BOSTON (06/15/2000) - A brick-and-mortar merger has put on hold U.S. Senate hearings that could determine the future of major electronic-business initiatives.
Facing the time-consuming task of reviewing Chicago-based United Air Lines Inc.'s proposed US$11.6 billion purchase of US Airways Group Inc., the Senate Commerce Committee has postponed the June 22 hearing on an online ticketing Web site being funded by the five largest airlines in the U.S.
No new date has been set, but Orbitz - known informally as T2 before announcing its new name last Monday - is the first joint online venture between Fortune 500 competitors to receive this type of scrutiny from Washington.
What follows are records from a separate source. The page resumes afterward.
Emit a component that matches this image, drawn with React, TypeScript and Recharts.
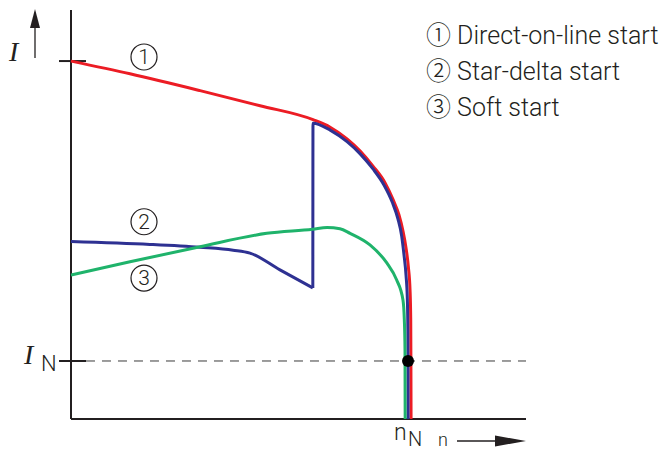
// Motor starting current vs speed: direct-on-line, star-delta and soft start.
// Axes are unitless — current as multiples of I_N, speed as multiples of n_N.

import { LineChart, Line, XAxis, YAxis, ReferenceLine, ReferenceDot } from "recharts";

// [n / n_N, I / I_N]
const DIRECT_ON_LINE = [
  [0, 6.17], [0.175, 5.95], [0.383, 5.66], [0.561, 5.4], [0.718, 5.16],
  [0.769, 5.03], [0.819, 4.83], [0.858, 4.62], [0.896, 4.36], [0.932, 4.07],
  [0.955, 3.79], [0.973, 3.52], [0.985, 3.24], [0.994, 2.95], [1.001, 2.62],
  [1.006, 2.22], [1.008, 1.71], [1.0085, 1.02], [1.009, 0],
];
const STAR = [
  [0, 3.06], [0.234, 3.01], [0.383, 2.96], [0.481, 2.91], [0.531, 2.86],
  [0.62, 2.57], [0.7175, 2.26],
];
const DELTA = [
  [0.7175, 2.26], [0.718, 5.1], [0.769, 4.98], [0.819, 4.78], [0.858, 4.57],
  [0.896, 4.31], [0.929, 4.03], [0.953, 3.74], [0.97, 3.45], [0.981, 3.16],
  [0.988, 2.83], [0.994, 2.48], [0.998, 2.05], [0.9995, 1.53], [1.0, 0.84],
  [1.0003, 0],
];
const SOFT = [
  [0, 2.48], [0.175, 2.71], [0.383, 2.97], [0.581, 3.2], [0.717, 3.27],
  [0.76, 3.3], [0.798, 3.28], [0.828, 3.2], [0.887, 3.0], [0.937, 2.69],
  [0.966, 2.4], [0.985, 2.05], [0.989, 1.71], [0.991, 1.19], [0.9915, 0],
];

const LEGEND = ["① Direct-on-line start", "② Star-delta start", "③ Soft start"];
// curve markers inside the plot: [n, I, label]
const MARKERS: [number, number, string][] = [
  [0.2166, 6.24, "1"],
  [0.2166, 3.4, "2"],
  [0.2166, 2.43, "3"],
];

const I_N = 1;
const N_N = 1;
const X_MAX = 1.35;
const Y_MAX = 7.05;

const RED = "#ec1c24";
const BLUE = "#2e3192";
const GREEN = "#1fb36b";
const INK = "#231f20";
const SANS = "Roboto, 'Noto Sans CJK JP', sans-serif";

const pts = (rows: number[][]) => rows.map(([n, i]) => ({ n, i }));

export default function App() {
  const lineProps = {
    dataKey: "i",
    type: "monotone" as const,
    dot: false,
    strokeWidth: 3,
    isAnimationActive: false,
    strokeLinejoin: "round" as const,
  };
  const tickL = -0.0356;
  const tickR = 0.0445;
  return (
    // the in-flow box keeps #root sized; the chart itself is pinned to the viewport
    <div style={{ width: 646, height: 434 }}>
      <div style={{ position: "fixed", left: 0, top: 0, width: 662, height: 450, background: "#fff" }}>
        <LineChart width={662} height={450} margin={{ top: 10, right: 136, bottom: 31, left: 71 }}>
          <XAxis type="number" dataKey="n" domain={[0, X_MAX]} hide />
          <YAxis type="number" domain={[0, Y_MAX]} hide />
          {/* axes */}
          <ReferenceLine
            segment={[{ x: 0, y: 0 }, { x: 0, y: Y_MAX }]}
            stroke={INK}
            strokeWidth={2}
            ifOverflow="visible"
          />
          <ReferenceLine
            segment={[{ x: 0, y: 0 }, { x: X_MAX, y: 0 }]}
            stroke={INK}
            strokeWidth={2}
            ifOverflow="visible"
          />
          {/* short ticks across the y axis */}
          <ReferenceLine
            segment={[{ x: tickL, y: DIRECT_ON_LINE[0][1] }, { x: tickR, y: DIRECT_ON_LINE[0][1] }]}
            stroke={INK}
            strokeWidth={2}
            ifOverflow="visible"
          />
          <ReferenceLine
            segment={[{ x: tickL, y: I_N }, { x: tickR, y: I_N }]}
            stroke={INK}
            strokeWidth={2}
            ifOverflow="visible"
          />
          <ReferenceLine
            segment={[{ x: tickR, y: I_N }, { x: X_MAX, y: I_N }]}
            stroke="#3a3a3a"
            strokeWidth={1}
            strokeDasharray="9 7"
          />
          <Line data={pts(DIRECT_ON_LINE)} stroke={RED} {...lineProps} />
          <Line data={pts(STAR)} stroke={BLUE} {...lineProps} />
          <Line data={pts(DELTA)} stroke={BLUE} {...lineProps} />
          <Line data={pts(SOFT)} stroke={GREEN} {...lineProps} />
          <ReferenceDot x={N_N} y={I_N} r={6} fill="#000" stroke="none" />
          {MARKERS.map(([n, i, t]) => (
            <ReferenceDot
              key={t}
              x={n}
              y={i}
              r={13}
              fill="#fff"
              stroke={INK}
              strokeWidth={1.2}
              label={{ value: t, position: "center", fill: INK, fontSize: 21, fontFamily: SANS, fontWeight: 300 }}
            />
          ))}
        </LineChart>

        {/* axis names and arrows */}
        <svg width={662} height={450} style={{ position: "absolute", left: 0, top: 0, pointerEvents: "none" }}>
          <text x={9} y={61} fontFamily="'Liberation Serif', serif" fontStyle="italic" fontSize={28} fill={INK}>I</text>
          <line x1={35} y1={58} x2={35} y2={26} stroke={INK} strokeWidth={1.3} />
          <polygon points="35,9 30,28 40,28" fill={INK} />
          <text x={24} y={364} fontFamily="'Liberation Serif', serif" fontStyle="italic" fontSize={28} fill={INK}>I</text>
          <text x={41} y={371} fontFamily={SANS} fontWeight={300} fontSize={22} fill={INK}>N</text>
          <text x={394} y={440} fontFamily={SANS} fontWeight={300} fontSize={23} fill={INK}>n</text>
          <text x={408} y={446} fontFamily={SANS} fontWeight={300} fontSize={20} fill={INK}>N</text>
          <text x={438} y={446} fontFamily={SANS} fontWeight={300} fontSize={18} fill={INK}>n</text>
          <line x1={457} y1={441} x2={498} y2={441} stroke={INK} strokeWidth={1.3} />
          <polygon points="495,435.5 526,441 495,446.5" fill={INK} />
        </svg>

        <div style={{ position: "absolute", left: 426, top: 18, fontFamily: SANS, fontWeight: 300, fontSize: 25, color: INK, lineHeight: "36px" }}>
          {LEGEND.map((t) => (
            <div key={t} style={{ whiteSpace: "nowrap" }}>{t}</div>
          ))}
        </div>
      </div>
    </div>
  );
}
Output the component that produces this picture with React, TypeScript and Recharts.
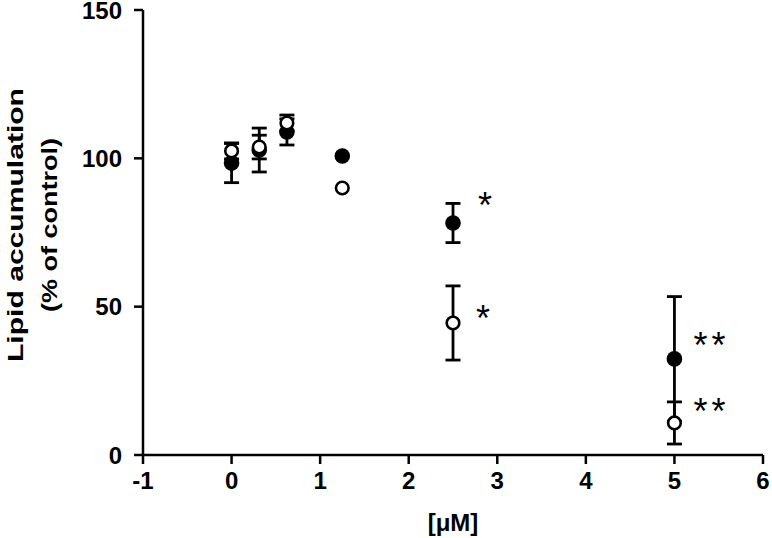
import { ScatterChart, Scatter, XAxis, YAxis, ErrorBar, Label } from "recharts";

// concentration (µM)
const doses = [0, 0.3125, 0.625, 1.25, 2.5, 5];
// filled circles
const filledMean = [98.4, 102.8, 108.9, 100.8, 78.2, 32.4];
const filledErr = [6.6, 7.4, 4.4, 0, 6.6, 21];
// open circles
const openMean = [102.5, 103.8, 111.9, 90, 44.5, 10.8];
const openErr = [2.7, 4, 2.7, 0, 12.5, 7.1];

const xTicks = [-1, 0, 1, 2, 3, 4, 5, 6];
const yTicks = [0, 50, 100, 150];

// significance marks
const sigX = [2.86, 2.84, 5.42, 5.42];
const sigY = [86.5, 48.5, 39.5, 17.2];
const sigText = ["*", "*", "**", "**"];

const filledData = doses.map((x, i) => ({ x, y: filledMean[i], err: filledErr[i] }));
const openData = doses.map((x, i) => ({ x, y: openMean[i], err: openErr[i] }));
const sigData = sigX.map((x, i) => ({ x, y: sigY[i], label: sigText[i] }));

const font = "'Liberation Sans', Arial, Helvetica, sans-serif";
const axisStyle = { stroke: "#000", strokeWidth: 2.5 };
const tickStyle = { fill: "#000", fontSize: 24, fontWeight: 700, fontFamily: font };

const FilledDot = (p: any) => <circle cx={p.cx} cy={p.cy} r={7.8} fill="#000" />;
const OpenDot = (p: any) => (
  <circle cx={p.cx} cy={p.cy} r={6.3} fill="#fff" stroke="#000" strokeWidth={2.6} />
);
const SigMark = (p: any) => (
  <text
    x={p.cx}
    y={p.cy + 20}
    textAnchor="middle"
    fontSize={36}
    fontFamily={font}
    letterSpacing={p.payload.label.length > 1 ? 4 : 0}
    fill="#000"
  >
    {p.payload.label}
  </text>
);

const YTitle = () => (
  <g fontFamily={font} fontWeight={700} fontSize={22} fill="#000">
    <text
      transform="translate(23,225) rotate(-90)"
      textAnchor="middle"
      textLength={274}
      lengthAdjust="spacingAndGlyphs"
    >
      Lipid accumulation
    </text>
    <text
      transform="translate(57,225) rotate(-90)"
      textAnchor="middle"
      textLength={174}
      lengthAdjust="spacingAndGlyphs"
    >
      (% of control)
    </text>
  </g>
);

export default function App() {
  return (
    <div style={{ position: "absolute", left: 0, top: 0, background: "#fff" }}>
      <ScatterChart
        width={772}
        height={538}
        margin={{ top: 10, right: 9, bottom: 0, left: 0 }}
      >
        <XAxis
          type="number"
          dataKey="x"
          domain={[-1, 6]}
          ticks={xTicks}
          interval={0}
          height={83}
          axisLine={axisStyle}
          tickLine={axisStyle}
          tickSize={9}
          tickMargin={8}
          tick={tickStyle}
        >
          <Label
            value="[μM]"
            position="insideBottom"
            offset={7}
            style={{ fill: "#000", fontSize: 24, fontWeight: 700, fontFamily: font }}
          />
        </XAxis>
        <YAxis
          type="number"
          dataKey="y"
          domain={[0, 150]}
          ticks={yTicks}
          interval={0}
          width={143}
          axisLine={axisStyle}
          tickLine={axisStyle}
          tickSize={9}
          tickMargin={12}
          tick={tickStyle}
        >
          <Label content={<YTitle />} />
        </YAxis>
        <Scatter data={filledData} shape={FilledDot} isAnimationActive={false}>
          <ErrorBar dataKey="err" direction="y" width={7.5} stroke="#000" strokeWidth={2.8} />
        </Scatter>
        <Scatter data={openData} shape={OpenDot} isAnimationActive={false}>
          <ErrorBar dataKey="err" direction="y" width={7.5} stroke="#000" strokeWidth={2.8} />
        </Scatter>
        <Scatter data={sigData} shape={SigMark} isAnimationActive={false} />
      </ScatterChart>
    </div>
  );
}
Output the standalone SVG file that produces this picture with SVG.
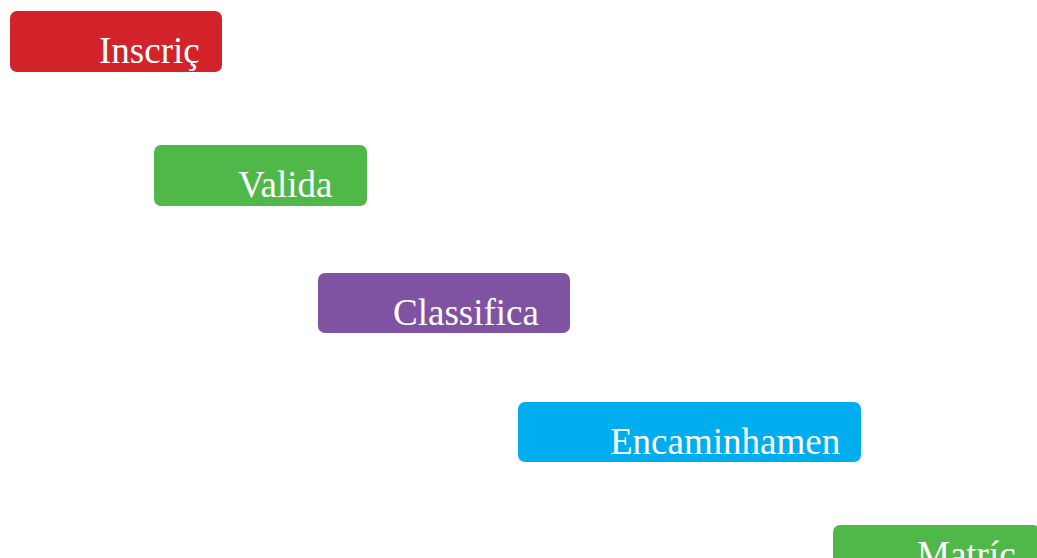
<svg xmlns="http://www.w3.org/2000/svg" width="1037" height="558" viewBox="0 0 1037 558">
<style>
.box{stroke:none}
.lbl{font-family:"Liberation Serif","Times New Roman",serif;font-size:37px;fill:#ffffff}
</style>
<rect width="1037" height="558" fill="#ffffff"/>
<g id="connectors"></g>
<g id="node-inscricao">
<rect class="box" x="10" y="11" width="212" height="61" rx="7" fill="#D2232A"/>
<text class="lbl" x="99" y="63">Inscriç</text>
</g>
<g id="node-validacao">
<rect class="box" x="154" y="145" width="213" height="61" rx="7" fill="#50B848"/>
<text class="lbl" x="238" y="197">Valida</text>
</g>
<g id="node-classificacao">
<rect class="box" x="318" y="273" width="252" height="60" rx="7" fill="#7F53A1"/>
<text class="lbl" x="393" y="325">Classifica</text>
</g>
<g id="node-encaminhamento">
<rect class="box" x="518" y="402" width="343" height="60" rx="7" fill="#00AEEF"/>
<text class="lbl" x="610" y="454">Encaminhamen</text>
</g>
<g id="node-matricula">
<rect class="box" x="833" y="525" width="207" height="60" rx="7" fill="#50B848"/>
<text class="lbl" x="917" y="567">Matríc</text>
</g>
</svg>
Fresh from its successful prosecution of Microsoft Corp., the U.S. Department of Justice (DOJ) is investigating whether the airlines would form an anticompetitive cartel if they gained control of the ticket distribution channel. The nation's leading automakers and meat packers are also being investigated for similar initiatives.
Pia Pialorsi, press secretary for the Senate Commerce Committee, said the Orbitz hearing remains a priority for committee Chairman Sen. John McCain, a Republican from Arizona.
The Chicago-based airline ticketing venture, which hopes to launch its Web site this summer, declined to comment on the delay of the hearing or on whether the Commerce Committee's move will have any impact on the planned launch.
But Orbitz officials held a press conference last week in which they insisted that the Web site will create, not stifle, open competition in the airline ticket marketplace.
As part of the press conference, the Orbitz executives said they already gave the government copies of all the contracts Orbitz signed with its participating airlines. But that hasn't derailed the Senate hearing or a separate DOJ investigation, which both came in response to complaints about Orbitz filed by two travel agent trade groups.
"The documents might say one thing, but how are they going to act in the real world?" asked Sam Whitehorn, senior Democratic counsel to the Commerce Committee. "The words on paper might not tell the whole story."
The Orbitz site is being funded by United, Delta Air Lines Inc., Continental Airlines Inc., Northwest Airlines Inc. and American Airlines Inc.
Whitehorn said it's incumbent upon the government to look into initiatives funded by large-scale competitors.
"If it turns out that there's nothing nefarious, then let them go out in the marketplace," he said. "We haven't looked into it enough to determine that yet."
The Orbitz name also was unveiled at the press conference. The company has yet to hire a full executive team or to name its board of directors.
The site has started with funding from airlines, but Chief Technology Officer Alex Zoghlin said Orbitz is looking for investors from all arenas.
When asked what the airlines gain if Orbitz functions as a truly independent entity, Zoghlin answered the motive is profit, not control.
"If this is wildly successful in the consumers' eyes, then there's money to be made out of it," he said.
One of Orbitz's consultants was also at the press conference - Washington attorney Cornish Hitchcock, who has been active in the Aviation Consumer Action Project.
Hitchcock argued that current computer reservations systems favor certain airlines, prevent travel agents from shopping the marketplace and charge exorbitant fees.
He called Orbitz "a 21st century solution to the computer reservations system problems consumers have seen over the last 20 years."